** start **
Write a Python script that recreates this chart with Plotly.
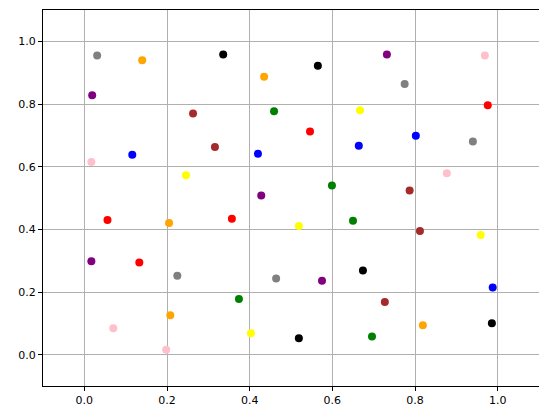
import plotly.graph_objects as go

x = [0.031, 0.14, 0.336, 0.435, 0.565, 0.732, 0.969, 0.019, 0.775, 0.976,
     0.263, 0.459, 0.667, 0.546, 0.802, 0.94, 0.017, 0.116, 0.316, 0.42,
     0.664, 0.877, 0.246, 0.428, 0.599, 0.787, 0.056, 0.205, 0.357, 0.519,
     0.65, 0.812, 0.959, 0.017, 0.133, 0.225, 0.464, 0.575, 0.674, 0.988,
     0.374, 0.727, 0.07, 0.208, 0.403, 0.519, 0.696, 0.819, 0.986, 0.198]
y = [0.955, 0.94, 0.958, 0.887, 0.922, 0.958, 0.955, 0.828, 0.864, 0.796,
     0.770, 0.777, 0.78, 0.712, 0.699, 0.68, 0.615, 0.638, 0.663, 0.641,
     0.667, 0.579, 0.573, 0.508, 0.54, 0.524, 0.43, 0.42, 0.434, 0.411,
     0.427, 0.395, 0.382, 0.298, 0.294, 0.252, 0.243, 0.236, 0.269, 0.214,
     0.178, 0.168, 0.084, 0.126, 0.068, 0.052, 0.058, 0.094, 0.10, 0.016]
colors = ["gray", "orange", "black", "orange", "black", "purple", "pink", "purple", "gray", "red",
          "brown", "green", "yellow", "red", "blue", "gray", "pink", "blue", "brown", "blue",
          "blue", "pink", "yellow", "purple", "green", "brown", "red", "orange", "red", "yellow",
          "green", "brown", "yellow", "purple", "red", "gray", "gray", "purple", "black", "blue",
          "green", "brown", "pink", "orange", "yellow", "black", "green", "orange", "black", "pink"]

fig = go.Figure(go.Scatter(
    x=x, y=y, mode="markers",
    marker=dict(color=colors, size=8),
    showlegend=False
))

axis = dict(
    showgrid=True, gridcolor="#b0b0b0", gridwidth=1,
    zeroline=False, showline=True, linecolor="black", mirror=True,
    ticks="outside", ticklen=4, tickcolor="black",
    tickfont=dict(family="DejaVu Sans", size=11, color="black"),
    tickformat=".1f", dtick=0.2,
)
fig.update_xaxes(**axis, range=[-0.1, 1.1])
fig.update_yaxes(**axis, range=[-0.1, 1.1])
fig.update_layout(
    width=547, height=413,
    margin=dict(l=35, r=16, t=2, b=35),
    plot_bgcolor="white", paper_bgcolor="white",
)
fig.write_html("out.html")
** end **
DO THIS: Extract every line of the data exactly; pictures stay out.

THE OUTPUT:
Write a Python script that recreates this chart with Plotly.
import plotly.graph_objects as go

x = [0.031, 0.14, 0.336, 0.435, 0.565, 0.732, 0.969, 0.019, 0.775, 0.976,
     0.263, 0.459, 0.667, 0.546, 0.802, 0.94, 0.017, 0.116, 0.316, 0.42,
     0.664, 0.877, 0.246, 0.428, 0.599, 0.787, 0.056, 0.205, 0.357, 0.519,
     0.65, 0.812, 0.959, 0.017, 0.133, 0.225, 0.464, 0.575, 0.674, 0.988,
     0.374, 0.727, 0.07, 0.208, 0.403, 0.519, 0.696, 0.819, 0.986, 0.198]
y = [0.955, 0.94, 0.958, 0.887, 0.922, 0.958, 0.955, 0.828, 0.864, 0.796,
     0.770, 0.777, 0.78, 0.712, 0.699, 0.68, 0.615, 0.638, 0.663, 0.641,
     0.667, 0.579, 0.573, 0.508, 0.54, 0.524, 0.43, 0.42, 0.434, 0.411,
     0.427, 0.395, 0.382, 0.298, 0.294, 0.252, 0.243, 0.236, 0.269, 0.214,
     0.178, 0.168, 0.084, 0.126, 0.068, 0.052, 0.058, 0.094, 0.10, 0.016]
colors = ["gray", "orange", "black", "orange", "black", "purple", "pink", "purple", "gray", "red",
          "brown", "green", "yellow", "red", "blue", "gray", "pink", "blue", "brown", "blue",
          "blue", "pink", "yellow", "purple", "green", "brown", "red", "orange", "red", "yellow",
          "green", "brown", "yellow", "purple", "red", "gray", "gray", "purple", "black", "blue",
          "green", "brown", "pink", "orange", "yellow", "black", "green", "orange", "black", "pink"]

fig = go.Figure(go.Scatter(
    x=x, y=y, mode="markers",
    marker=dict(color=colors, size=8),
    showlegend=False
))

axis = dict(
    showgrid=True, gridcolor="#b0b0b0", gridwidth=1,
    zeroline=False, showline=True, linecolor="black", mirror=True,
    ticks="outside", ticklen=4, tickcolor="black",
    tickfont=dict(family="DejaVu Sans", size=11, color="black"),
    tickformat=".1f", dtick=0.2,
)
fig.update_xaxes(**axis, range=[-0.1, 1.1])
fig.update_yaxes(**axis, range=[-0.1, 1.1])
fig.update_layout(
    width=547, height=413,
    margin=dict(l=35, r=16, t=2, b=35),
    plot_bgcolor="white", paper_bgcolor="white",
)
fig.write_html("out.html")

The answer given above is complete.